CRS Reports on Donor-Advised Funds
Last month, the Congressional Research Service (CRS) released an analysis of donor-advised funds (DAFs). It uses more recent data than the Treasury Department’s report, which came out late last year.
While the CRS document shared many of the same statistical findings as the Treasury’s report, it analyzed the data differently and made other assumptions resulting in very different conclusions.
The CRS analysis concluded that the 13.1 percent aggregate payout from donor-advised funds in 2008 masked a “substantial share” of DAFs that did not make any grants. However, to determine that information, CRS analyzed data from several DAF sponsors that manage only one DAF account.

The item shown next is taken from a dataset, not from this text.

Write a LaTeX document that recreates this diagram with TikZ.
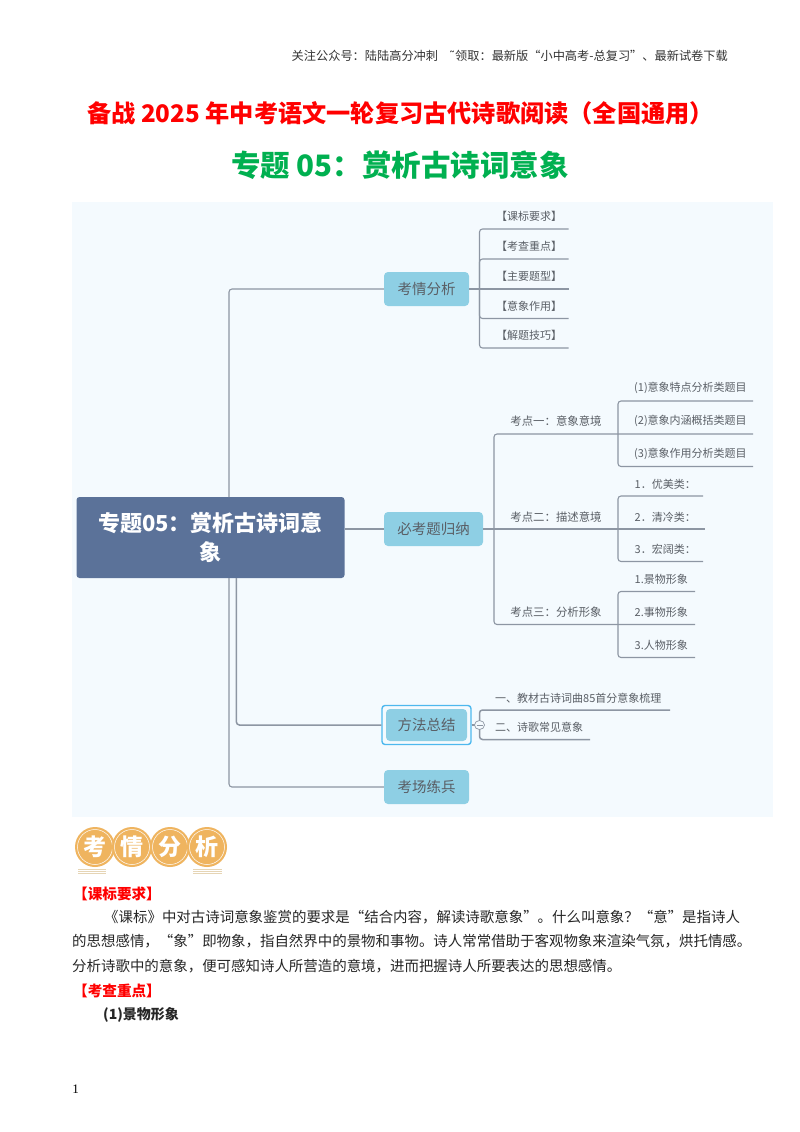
\documentclass[tikz,border=0pt]{standalone}
\usepackage{fontspec}
\usetikzlibrary{shapes.geometric}
\setmainfont{Noto Sans CJK SC}
\newfontfamily\latinb{Liberation Serif}
\newfontfamily\symf{DejaVu Sans}
\definecolor{bgpane}{HTML}{F4FAFE}
\definecolor{rootc}{HTML}{5B7299}
\definecolor{topicc}{HTML}{8ECFE4}
\definecolor{linec}{HTML}{8D96A3}
\definecolor{seltc}{HTML}{4DB8EE}
\definecolor{txtc}{HTML}{5A5F66}
\definecolor{orangec}{HTML}{EFB45F}
\definecolor{stripec}{HTML}{E6D5B5}
\definecolor{titleg}{HTML}{00B050}
\tikzset{
  conn/.style={draw=linec,line width=1.1pt,rounded corners=3pt},
  connb/.style={conn,line width=1.5pt},
  roothead/.style={fill=rootc,rounded corners=3pt,text=white,font=\fontsize{22}{29}\selectfont\bfseries,align=center,minimum width=268pt,minimum height=81pt,inner sep=0pt},
  topic/.style={fill=topicc,rounded corners=4pt,text=txtc,font=\fontsize{14.5}{17}\selectfont,minimum height=34pt,inner sep=0pt},
  leaf/.style={text=txtc,font=\fontsize{11}{13}\selectfont,inner sep=0pt},
  kdleaf/.style={leaf,font=\fontsize{11.4}{13}\selectfont},
  bodyt/.style={anchor=west,inner sep=0pt,text=black!85,font=\fontsize{14.45}{16}\selectfont},
  redh/.style={anchor=west,inner sep=0pt,text=red,font=\fontsize{14.6}{16}\selectfont\bfseries},
  logoc/.style={circle,fill=orangec,minimum size=40pt,inner sep=0pt,text=white,font=\fontsize{23}{23}\selectfont\bfseries},
}
\begin{document}
\begin{tikzpicture}[x=1pt,y=-1pt]
\useasboundingbox (0,0) rectangle (800,1132);
\fill[white] (0,0) rectangle (800,1132);
% header
\node[anchor=east,inner sep=0pt,text=black!80,font=\fontsize{12.2}{13}\selectfont] (hdr) at (728,56) {关注公众号：陆陆高分冲刺\ \ \ \ {\symf ˜}领取：最新版“小中高考-总复习”、最新试卷下载};
\node[inner sep=0pt,text=red,font=\fontsize{24.2}{28}\selectfont\bfseries] (ttl) at (400.5,113) {备战 2025 年中考语文一轮复习古代诗歌阅读（全国通用）};
\node[inner sep=0pt,text=titleg,font=\fontsize{29.5}{34}\selectfont\bfseries] (sub) at (400,165) {专题 05：赏析古诗词意象};
% pane
\fill[bgpane] (72,202) rectangle (773,817);
% nodes
\node[roothead] (root) at (210.5,537.5) {专题05：赏析古诗词意\\象};
\node[topic,minimum width=85pt] (kq) at (426.5,289) {考情分析};
\node[topic,minimum width=99pt] (bk) at (433.5,529) {必考题归纳};
\node[draw=seltc,line width=1.4pt,rounded corners=3pt,minimum width=89pt,minimum height=39pt,inner sep=0pt] (ffsel) at (426.5,725) {};
\node[topic,minimum width=81pt,minimum height=32pt] (ff) at (426.5,725) {方法总结};
\node[topic,minimum width=85pt] (kc) at (426.5,787) {考场练兵};
% root connectors
\coordinate (ra) at (229,497);
\coordinate (rb) at (236.4,578);
\coordinate (rc) at (229,578);
\draw[conn] (ra) |- (kq.west);
\draw[conn] (root.east |- bk.west) -- (bk.west);
\draw[connb] (rb) |- (ffsel.west);
\draw[conn] (rc) |- (kc.west);
% kaoqing leaves
\foreach \n/\y/\t in {a/216.5/【课标要求】,b/246/【考查重点】,c/276/【主要题型】,d/306/【意象作用】,e/335.5/【解题技巧】}
  \node[leaf] (kq\n) at (529,\y) {\t};
\foreach \n/\y in {a/229,b/259,c/289,d/318.5,e/348}
  \coordinate (kqe\n) at (568.5,\y);
\coordinate (kqj) at (479.5,289);
\draw[conn] (kq.east) -- (kqec);
\draw[conn] (kqj) |- (kqea);
\draw[conn] (kqj) |- (kqeb);
\draw[conn] (kqj) |- (kqed);
\draw[conn] (kqj) |- (kqee);
% bikao level 2
\node[kdleaf] (kd1) at (556,421) {考点一：意象意境};
\node[kdleaf] (kd2) at (556,517) {考点二：描述意境};
\node[kdleaf] (kd3) at (556,612) {考点三：分析形象};
\coordinate (bj) at (494,529);
\coordinate (l1e) at (753,434);
\coordinate (l2e) at (705,529);
\coordinate (l3e) at (695,624.5);
\draw[conn] (bk.east) -- (l2e);
\draw[conn] (bj) |- (l1e);
\draw[conn] (bj) |- (l3e);
% level 3 group 1
\foreach \n/\y/\t in {a/388/(1)意象特点分析类题目,b/421/(2)意象内涵概括类题目,c/454/(3)意象作用分析类题目}
  \node[leaf,anchor=west] (g1\n) at (634,\y) {\t};
\coordinate (g1j) at (618,434);
\coordinate (g1ta) at (753,401);
\coordinate (g1tc) at (753,466.5);
\draw[conn] (g1j) |- (g1ta);
\draw[conn] (g1j) |- (g1tc);
% group 2
\foreach \n/\y/\t in {a/484/1．优美类：,b/517/2．清冷类：,c/549.5/3．宏阔类：}
  \node[leaf,anchor=west] (g2\n) at (634.5,\y) {\t};
\coordinate (g2j) at (618,529);
\coordinate (g2ta) at (703,496);
\coordinate (g2tc) at (703,561.5);
\draw[conn] (g2j) |- (g2ta);
\draw[conn] (g2j) |- (g2tc);
% group 3
\foreach \n/\y/\t in {a/579/1.景物形象,b/612/2.事物形象,c/645/3.人物形象}
  \node[leaf,anchor=west] (g3\n) at (634.5,\y) {\t};
\coordinate (g3j) at (618,624.5);
\coordinate (g3ta) at (695,591.5);
\coordinate (g3tc) at (695,657.5);
\draw[conn] (g3j) |- (g3ta);
\draw[conn] (g3j) |- (g3tc);
% fangfa leaves
\node[leaf,anchor=west] (f1) at (495,698) {一、教材古诗词曲85首分意象梳理};
\node[leaf,anchor=west] (f2) at (495,727) {二、诗歌常见意象};
\coordinate (fj) at (479.5,725);
\coordinate (fa) at (670,710);
\coordinate (fb) at (590,739.5);
\draw[connb] (fj) |- (fa);
\draw[connb] (fj) |- (fb);
\draw[conn] (ffsel.east) -- (fj);
\node[draw=linec,fill=bgpane,line width=.7pt,ellipse,minimum width=10pt,minimum height=9pt,inner sep=0pt] (fm) at (fj) {};
\draw[linec,line width=.7pt] ([xshift=-3pt]fm.center) -- ([xshift=3pt]fm.center);
% logo
\foreach \n/\x/\t in {a/95/考,b/132/情,c/170/分,d/207/析}{
  \node[logoc] (lg\n) at (\x,847) {\t};
  \draw[white,line width=.5pt] (lg\n.center) circle (17.5pt);
}
\foreach \y in {869.5,871.5,873.5}{
  \draw[stripec,line width=1.2pt] (78,\y) -- (106,\y);
  \draw[stripec,line width=1.2pt] (193,\y) -- (222,\y);
}
% body text
\node[redh] (h1) at (73,894) {【课标要求】};
\node[bodyt] (p1) at (104,917) {《课标》中对古诗词意象鉴赏的要求是“结合内容，解读诗歌意象”。什么叫意象？“意”是指诗人};
\node[bodyt] (p2) at (72,941) {的思想感情，“象”即物象，指自然界中的景物和事物。诗人常常借助于客观物象来渲染气氛，烘托情感。};
\node[bodyt] (p3) at (72,966) {分析诗歌中的意象，便可感知诗人所营造的意境，进而把握诗人所要表达的思想感情。};
\node[redh] (h2) at (73,991) {【考查重点】};
\node[bodyt,font=\fontsize{14}{16}\selectfont\bfseries] (p4) at (103,1015) {(1)景物形象};
\node[anchor=center,inner sep=0pt,font=\fontsize{13}{15}\latinb] (pg) at (75.5,1089) {1};
\end{tikzpicture}
\end{document}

NPT’s own DAF Market Report researches the same IRS 990 forms of nearly 500 of the largest DAF sponsors. NPT does not include sponsoring organizations with only one DAF account because the data does not materially change the aggregate payout statistics. By CRS’s statement, the 450 DAF charities that made no grants in 2008 held only $280 million combined in assets—that represents less than one percent of all DAF assets in 2008 by NPT’s estimates. I would be interested to know why CRS chose to focus its payout analysis on the sponsors with only one DAF account and relatively low asset value when it represents such a small share of the market.

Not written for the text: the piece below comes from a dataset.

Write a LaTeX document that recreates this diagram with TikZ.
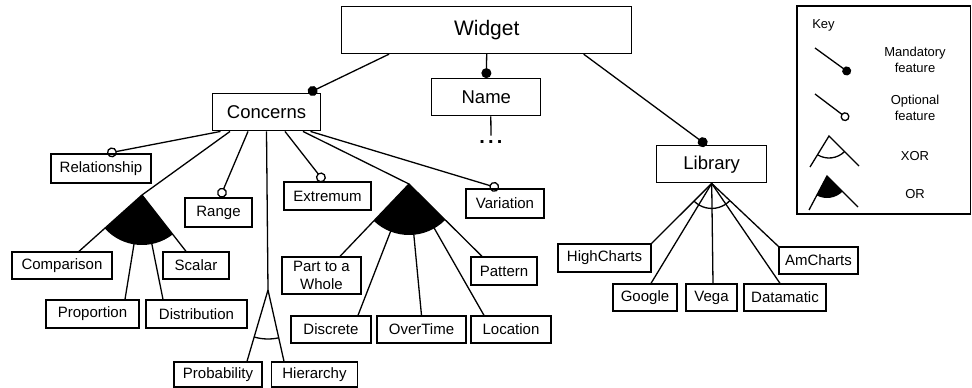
\documentclass[tikz,border=0pt]{standalone}
\usepackage{fontspec}
\setmainfont{Liberation Sans}
\usetikzlibrary{arrows.meta, calc}

\begin{document}
\begin{tikzpicture}[x=1pt, y=-1pt, line width=1.3pt,
    feat/.style={draw, rectangle, inner sep=0pt, align=center,
      font=\fontsize{15}{18}\selectfont, minimum height=28pt},
    bigfeat/.style={feat, font=\fontsize{18.5}{20}\selectfont, minimum height=37pt},
    keytext/.style={font=\fontsize{13}{16.5}\selectfont, align=center},
    mand/.style={-{Circle[length=10pt]}},
    opt/.style={-{Circle[open, length=10pt]}}]
  \useasboundingbox (0,0) rectangle (972,388);

  % root and first level
  \node[bigfeat, font=\fontsize{21}{24}\selectfont, minimum width=290pt, minimum height=47pt] (widget) at (486.7,30) {Widget};
  \node[bigfeat, minimum width=109pt] (name) at (486.3,97.3) {Name};
  \node[bigfeat, minimum width=108pt] (concerns) at (266.5,112.3) {Concerns};
  \node[bigfeat, minimum width=110pt] (library) at (711.7,164.3) {Library};
  \node[inner sep=0pt, font=\fontsize{20}{20}\bfseries] (namemore) at (491,141.7) {.\kern3.2pt.\kern3.2pt.};

  % concerns
  \node[feat, minimum width=100pt, minimum height=29pt] (relationship) at (101,168.5) {Relationship};
  \node[feat, minimum width=67pt, minimum height=29pt] (range) at (218.5,212.5) {Range};
  \node[feat, minimum width=87pt] (extremum) at (327.5,196) {Extremum};
  \node[feat, minimum width=78pt, minimum height=29pt] (variation) at (505,203.5) {Variation};
  \node[feat, minimum width=100pt, minimum height=27pt] (comparison) at (62,265.5) {Comparison};
  \node[feat, minimum width=66pt, minimum height=27pt] (scalar) at (196,265.5) {Scalar};
  \node[feat, minimum width=93pt] (proportion) at (92.5,314) {Proportion};
  \node[feat, minimum width=101pt] (distribution) at (196.5,314) {Distribution};
  \node[feat, minimum width=88pt, minimum height=25pt] (probability) at (218,374.5) {Probability};
  \node[feat, minimum width=86pt, minimum height=25pt] (hierarchy) at (314.5,374.5) {Hierarchy};
  \node[feat, minimum width=79pt, minimum height=37pt] (partwhole) at (321.5,275.5) {Part to a\\Whole};
  \node[feat, minimum width=66pt] (pattern) at (504,271) {Pattern};
  \node[feat, minimum width=80pt, minimum height=27pt] (discrete) at (331,329.5) {Discrete};
  \node[feat, minimum width=89pt, minimum height=27pt] (overtime) at (421.5,329.5) {OverTime};
  \node[feat, minimum width=80pt, minimum height=27pt] (location) at (511,329.5) {Location};

  % libraries
  \node[feat, minimum width=93pt] (highcharts) at (604.5,258) {HighCharts};
  \node[feat, minimum width=79pt, minimum height=27pt] (amcharts) at (818.5,260.5) {AmCharts};
  \node[feat, minimum width=64pt, minimum height=27pt] (google) at (645,297.5) {Google};
  \node[feat, minimum width=51pt, minimum height=27pt] (vega) at (711.5,297.5) {Vega};
  \node[feat, minimum width=82pt, minimum height=27pt] (datamatic) at (785,297.5) {Datamatic};

  \coordinate (orA) at (142,195);
  \coordinate (orB) at (409,184);
  \coordinate (xorA) at (268,290);

  % top level links
  \draw[mand] ([xshift=48pt]widget.south west) -- ([xshift=-13pt]concerns.north east);
  \draw[mand] (widget.south) -- (name.north);
  \draw[mand] ([xshift=-48.7pt]widget.south east) -- ([xshift=-5pt]library.north);
  \draw ([xshift=4.5pt]name.south) -- ([yshift=4pt]namemore.north);

  % concerns links
  \draw[opt] ([xshift=-46pt]concerns.south) -- ([xshift=6pt]relationship.north);
  \draw ([xshift=-36.5pt]concerns.south) -- (orA);
  \draw[opt] ([xshift=-18.5pt]concerns.south) -- ([xshift=1.5pt]range.north);
  \draw (concerns.south) -- (xorA);
  \draw[opt] ([xshift=18.5pt]concerns.south) -- ([xshift=-3.5pt]extremum.north);
  \draw ([xshift=36.5pt]concerns.south) -- (orB);
  \draw[opt] ([xshift=44pt]concerns.south) -- ([xshift=-6pt]variation.north);

  % or groups
  \foreach \kid/\dx in {comparison/17, proportion/32.5, distribution/-33.5, scalar/-10}
    \draw (orA) -- ([xshift=\dx pt]\kid.north);
  \fill (orA) -- ++(137.9:50) arc[start angle=137.9, end angle=52.3, radius=50] -- cycle;

  \foreach \kid/\dx in {partwhole/18.5, discrete/27, overtime/0, location/-27, pattern/-22}
    \draw (orB) -- ([xshift=\dx pt]\kid.north);
  \fill (orB) -- ++(133.4:51) arc[start angle=133.4, end angle=45, radius=51] -- cycle;

  % xor groups
  \draw (xorA) -- ([xshift=29pt]probability.north);
  \draw (xorA) -- ([xshift=-30.5pt]hierarchy.north);
  \draw (xorA) ++(77.5:49) arc[start angle=77.5, end angle=106.3, radius=49];

  \draw (library.south) -- (highcharts.north east);
  \foreach \kid/\dx in {google/6, vega/1.5, datamatic/-5}
    \draw (library.south) -- ([xshift=\dx pt]\kid.north);
  \draw (library.south) -- (amcharts.north west);
  \draw (library.south) ++(43.7:25) arc[start angle=43.7, end angle=134.7, radius=25];

  % key
  \node[draw, minimum width=173.5pt, minimum height=208pt, inner sep=0pt] (keybox) at (883.75,110) {};
  \node[keytext] (keytitle) at (823.5,25) {Key};
  \draw[-{Circle[length=9pt]}] (815,48) -- (850.3,73.6);
  \node[keytext] (mandlabel) at (915,60) {Mandatory\\feature};
  \draw[-{Circle[open, length=9pt]}] (815,94) -- (848.6,119.4);
  \node[keytext] (optlabel) at (915,108) {Optional\\feature};
  \draw (810,167) -- (829,136) -- (859,166);
  \draw (829,136) ++(45:22) arc[start angle=45, end angle=121.5, radius=22];
  \node[keytext] (xorlabel) at (915,156) {XOR};
  \draw (809,210) -- (827,176) -- (858,207);
  \fill (827,176) -- ++(117.9:22) arc[start angle=117.9, end angle=45, radius=22] -- cycle;
  \node[keytext] (orlabel) at (915,194) {OR};
\end{tikzpicture}
\end{document}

The CRS analysis also addresses the issue of donor control: it concludes that donors have effective control over their DAFs—including their investment options—rather than the sponsoring charity. This finding is different than the Department of Treasury’s report. It is also inconsistent with my observations after 20 years of working with DAFs.

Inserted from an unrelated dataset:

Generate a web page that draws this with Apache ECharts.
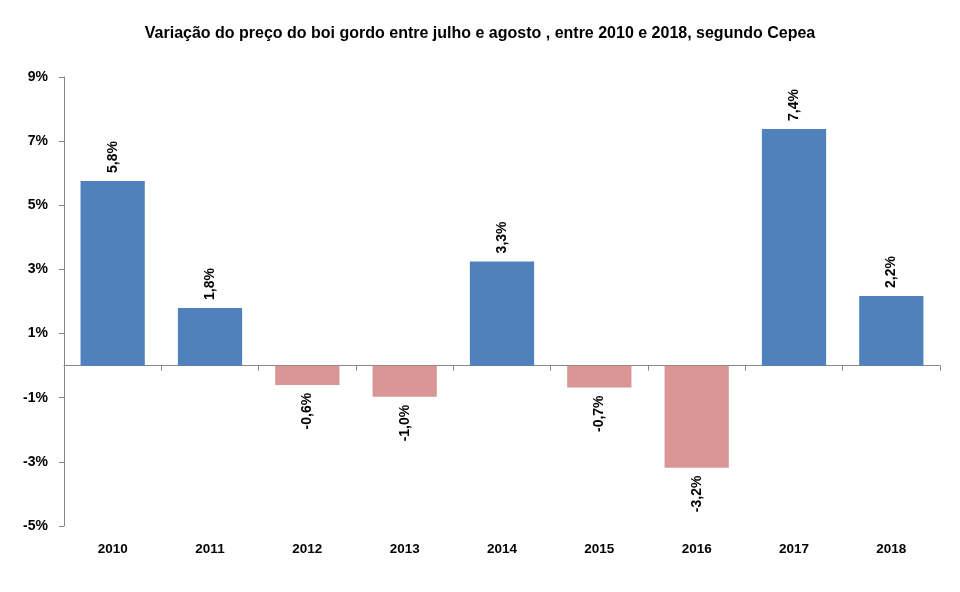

The CRS analysis puts forth several policy options to further regulate DAFs. It suggests possibly creating a minimum DAF payout requirement. It also discusses the possibility of changing how donors take a charitable deduction for gifts to DAFs. Between the Treasury Department’s report and the CRS analysis, Congress has a wealth of information about DAFs and their sponsors. I am eager to see what our policymakers will do with the conflicting observations. While they are analyzing this important data, I urge them to focus on the most important aspect of DAFs—how they help Americans meet their personal philanthropic goals and also support the many thousands of charitable organizations in our country and abroad.